- Born: July 16, 1942 Kraków, Poland
- Died: November 8, 2019 (aged 77) Minneapolis, Minnesota, US

Academic background
- Alma mater: University of Texas at Austin (PhD)
- Thesis: The Role of Topic and Comment in Linguistic Theory (1974)

Academic work
- Discipline: Linguist
- Sub-discipline: Information structure; Pragmatics;
- Institutions: University of Minnesota

= Jeanette Gundel =

American linguist (1942–2019)

Jeanette (Kohn) Gundel (July 16, 1942 – November 8, 2019) was an American linguist noted for her work on information structure and pragmatics.

== Academic career ==
Gundel received her PhD in Linguistics from the University of Texas at Austin, in 1974. Her dissertation, "The Role of Topic and Comment in Linguistic Theory", was published in 1977 by the Indiana University Linguistics Club, and in 1988, in the Outstanding Dissertations in Linguistics Series by Garland.

After having taught at the Ohio State University (1974–1977) and the University of Hawaii at Manoa (1978–1980), Gundel joined the Department of Linguistics at the University of Minnesota in 1980 and became Full Professor there in 1992. She was Head of the academic program in Linguistics from 1999 to 2016, and served as the Director of the Institute of Linguistics from 2010 to 2016. She served as the Director of Graduate Studies in Linguistics from 1991 to 1997 and from 2001 to 2012.

== Research ==
Gundel's research focused primarily on the interface between linguistic theory and pragmatics. Her work was widely published and widely cited.
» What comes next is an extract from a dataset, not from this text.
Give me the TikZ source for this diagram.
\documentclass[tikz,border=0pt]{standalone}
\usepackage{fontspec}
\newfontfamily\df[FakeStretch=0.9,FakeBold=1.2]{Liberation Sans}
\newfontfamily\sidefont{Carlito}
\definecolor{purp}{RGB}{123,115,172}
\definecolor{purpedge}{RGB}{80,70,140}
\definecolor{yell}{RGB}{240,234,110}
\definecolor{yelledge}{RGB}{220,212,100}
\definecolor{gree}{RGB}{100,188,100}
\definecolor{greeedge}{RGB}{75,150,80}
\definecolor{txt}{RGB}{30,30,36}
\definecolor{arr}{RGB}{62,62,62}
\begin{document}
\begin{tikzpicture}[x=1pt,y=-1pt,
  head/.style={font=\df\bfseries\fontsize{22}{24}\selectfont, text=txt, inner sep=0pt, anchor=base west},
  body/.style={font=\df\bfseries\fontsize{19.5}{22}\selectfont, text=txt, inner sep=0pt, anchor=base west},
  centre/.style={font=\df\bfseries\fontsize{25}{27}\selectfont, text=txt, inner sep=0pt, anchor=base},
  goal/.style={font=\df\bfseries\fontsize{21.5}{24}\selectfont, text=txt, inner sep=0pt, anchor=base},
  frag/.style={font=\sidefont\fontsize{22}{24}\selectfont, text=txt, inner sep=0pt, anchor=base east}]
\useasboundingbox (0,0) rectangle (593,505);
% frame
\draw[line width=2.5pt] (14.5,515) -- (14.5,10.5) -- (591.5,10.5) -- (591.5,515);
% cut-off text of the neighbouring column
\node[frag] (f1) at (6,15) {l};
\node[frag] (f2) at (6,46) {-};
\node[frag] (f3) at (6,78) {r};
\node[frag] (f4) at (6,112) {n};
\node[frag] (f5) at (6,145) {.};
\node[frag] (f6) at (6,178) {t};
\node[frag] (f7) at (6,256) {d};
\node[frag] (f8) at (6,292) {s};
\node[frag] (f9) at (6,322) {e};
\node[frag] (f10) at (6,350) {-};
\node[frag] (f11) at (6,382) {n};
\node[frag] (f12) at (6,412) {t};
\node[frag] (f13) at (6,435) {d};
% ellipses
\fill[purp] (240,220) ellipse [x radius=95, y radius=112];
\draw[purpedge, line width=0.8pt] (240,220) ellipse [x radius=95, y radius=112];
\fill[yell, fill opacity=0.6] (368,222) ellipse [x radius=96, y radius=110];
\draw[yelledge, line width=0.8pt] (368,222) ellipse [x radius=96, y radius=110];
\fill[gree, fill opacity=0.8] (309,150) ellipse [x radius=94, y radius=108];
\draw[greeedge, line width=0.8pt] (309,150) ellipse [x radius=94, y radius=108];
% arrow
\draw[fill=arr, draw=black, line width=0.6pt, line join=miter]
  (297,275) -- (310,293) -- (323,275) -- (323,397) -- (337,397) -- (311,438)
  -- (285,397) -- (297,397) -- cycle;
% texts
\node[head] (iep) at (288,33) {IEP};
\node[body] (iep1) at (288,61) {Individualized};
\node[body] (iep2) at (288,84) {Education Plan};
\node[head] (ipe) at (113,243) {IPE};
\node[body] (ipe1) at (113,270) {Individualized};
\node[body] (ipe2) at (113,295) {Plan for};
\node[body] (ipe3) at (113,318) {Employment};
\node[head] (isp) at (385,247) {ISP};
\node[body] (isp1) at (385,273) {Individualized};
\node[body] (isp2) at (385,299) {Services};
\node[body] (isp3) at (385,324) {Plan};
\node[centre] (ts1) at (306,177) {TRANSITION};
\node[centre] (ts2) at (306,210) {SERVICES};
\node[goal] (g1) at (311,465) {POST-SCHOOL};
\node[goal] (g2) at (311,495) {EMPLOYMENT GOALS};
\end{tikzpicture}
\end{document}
Her foundational 1993 Language paper with Nancy Hedberg and Ron Zacharski, "Cognitive Status and the Form of Referring Expression in Discourse," established the Givenness Hierarchy, a concept that has become crucial not only in linguistics, but also in the domains of psychology and computer science. This paper was included in The Language Anthology, Volume III, The Best of Language 1986–2016, a compilation of the most influential articles published in the history of the journal.

In addition to her publications as author, Gundel co-edited major volumes on reference, including The Oxford Handbook of Reference, published by Oxford University Press in 2019.

A festschrift in her honor was published by John Benjamins in 2007.

== Selected works ==
- Fretheim, Thorstein and Jeanette Gundel, eds. 1996. Reference and referent accessibility. Amsterdam: John Benjamins.
- Gundel, Jeanette K. 1988. Universals of topic-comment structure. In Studies in Syntactic Typology. Amsterdam: John Benjamins, 209–242.
- Gundel, Jeanette K. and Barbara Abbott, eds. 2019. The Oxford Handbook of Reference. Oxford University Press.
- Gundel, Jeanette K. and Thorstein Fretheim. 2003. Information structure. In Handbook of Pragmatics. Amsterdam: John Benjamins.
- Gundel, Jeanette K. and Thorstein Fretheim. 2006. Topic and focus. In Handbook of Pragmatics. Blackwell Publishing Company, pp. 175–196.
- Gundel, Jeanette K. and Nancy Hedberg, eds. 2008. Reference: Interdisciplinary Perspectives. Oxford University Press.
- Gundel, Jeanette K., Nancy Hedberg and Ron Zacharski. 1993. Cognitive status and the form of referring expressions in discourse. Language 69, 274–307.